Если вы во что-то крепко верите – даже если верите в самого себя – и если готовы упорно заниматься одной этой единственной вещью, в итоге вы окажетесь в тюрьме, в раю, в газетных передовицах, в самом просторном особняке на всей улице – в зависимости от того, во что вы вцепились. Если вы ни во что особо не верите – не верите даже в самого себя, – жизнь пойдет себе потихоньку, на вас заработают достаточно денег, чтобы чьему-то сыну хватило на автомобиль; вы женитесь, если выкроите для этого время, а если выкроите, обзаведетесь кучей детей, для чего время выкраивать необязательно, а потом вам все это надоест и вы умрете.
Если вы принадлежите ко второй категории, все самое веселое произойдет с вами до достижения двадцатипятилетнего возраста.
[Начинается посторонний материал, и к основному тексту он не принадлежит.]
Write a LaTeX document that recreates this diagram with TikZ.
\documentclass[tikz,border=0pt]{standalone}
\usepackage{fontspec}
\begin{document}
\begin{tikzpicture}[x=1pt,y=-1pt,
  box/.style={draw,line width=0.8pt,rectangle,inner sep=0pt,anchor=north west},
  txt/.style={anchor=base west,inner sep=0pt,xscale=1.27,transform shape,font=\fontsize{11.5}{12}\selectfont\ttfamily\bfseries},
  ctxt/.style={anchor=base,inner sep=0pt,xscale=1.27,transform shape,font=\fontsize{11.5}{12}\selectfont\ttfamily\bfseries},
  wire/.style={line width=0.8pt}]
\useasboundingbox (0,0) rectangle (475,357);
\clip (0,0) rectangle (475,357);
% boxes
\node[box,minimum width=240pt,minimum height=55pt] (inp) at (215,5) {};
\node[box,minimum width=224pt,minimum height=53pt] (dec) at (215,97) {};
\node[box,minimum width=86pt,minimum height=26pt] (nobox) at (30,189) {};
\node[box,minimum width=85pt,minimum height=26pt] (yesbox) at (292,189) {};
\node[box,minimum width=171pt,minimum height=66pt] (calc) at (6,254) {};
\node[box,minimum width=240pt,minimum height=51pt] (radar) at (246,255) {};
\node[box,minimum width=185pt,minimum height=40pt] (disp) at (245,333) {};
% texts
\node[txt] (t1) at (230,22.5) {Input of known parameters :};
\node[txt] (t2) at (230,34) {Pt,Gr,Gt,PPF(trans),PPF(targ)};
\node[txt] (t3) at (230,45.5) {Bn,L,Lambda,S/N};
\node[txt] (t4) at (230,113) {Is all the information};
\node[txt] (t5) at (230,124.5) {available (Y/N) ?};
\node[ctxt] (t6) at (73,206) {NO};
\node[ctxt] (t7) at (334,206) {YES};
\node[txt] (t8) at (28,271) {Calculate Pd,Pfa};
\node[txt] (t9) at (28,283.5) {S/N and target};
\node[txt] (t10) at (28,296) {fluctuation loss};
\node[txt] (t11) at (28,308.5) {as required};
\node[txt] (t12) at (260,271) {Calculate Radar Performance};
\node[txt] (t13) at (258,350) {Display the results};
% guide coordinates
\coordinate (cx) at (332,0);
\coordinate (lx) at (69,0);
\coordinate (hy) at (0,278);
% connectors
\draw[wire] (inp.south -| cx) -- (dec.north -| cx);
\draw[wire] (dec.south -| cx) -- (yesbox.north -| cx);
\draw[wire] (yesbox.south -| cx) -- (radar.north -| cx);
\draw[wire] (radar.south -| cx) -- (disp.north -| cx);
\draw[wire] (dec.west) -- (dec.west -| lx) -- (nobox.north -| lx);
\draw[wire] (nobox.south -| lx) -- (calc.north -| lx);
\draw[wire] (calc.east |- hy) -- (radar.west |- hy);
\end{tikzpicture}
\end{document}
Если к первой – то после.
Дело в том, что, если вы принадлежите к первой категории, вас частенько будут обзывать полным идиотом, а то и похуже. Так оно было в Филадельфии году в 1727-м, так оно и сейчас. Всякому известно, что, если парень шляется по городу, жуя буханку хлеба, и ему наплевать, кто и что про это подумает, он полный идиот. [31] Это же ясно как день! Однако портреты очень многих полных идиотов потом попадают в школьные учебники – а снизу подписывают их имена. А что касается людей благоразумных, тех, кто выкраивал время посмеяться над первыми, – ну, их портреты тоже попадают в учебники. А вот имена – нет, а улыбка, как правило, застывает у них на губах.
Этой конкретной разновидности полного идиота невредно уяснить, что именно тогда, когда его обзывают полным идиотом, он – кто угодно, только не полный идиот. Главное – это оказаться правильной разновидностью полного идиота.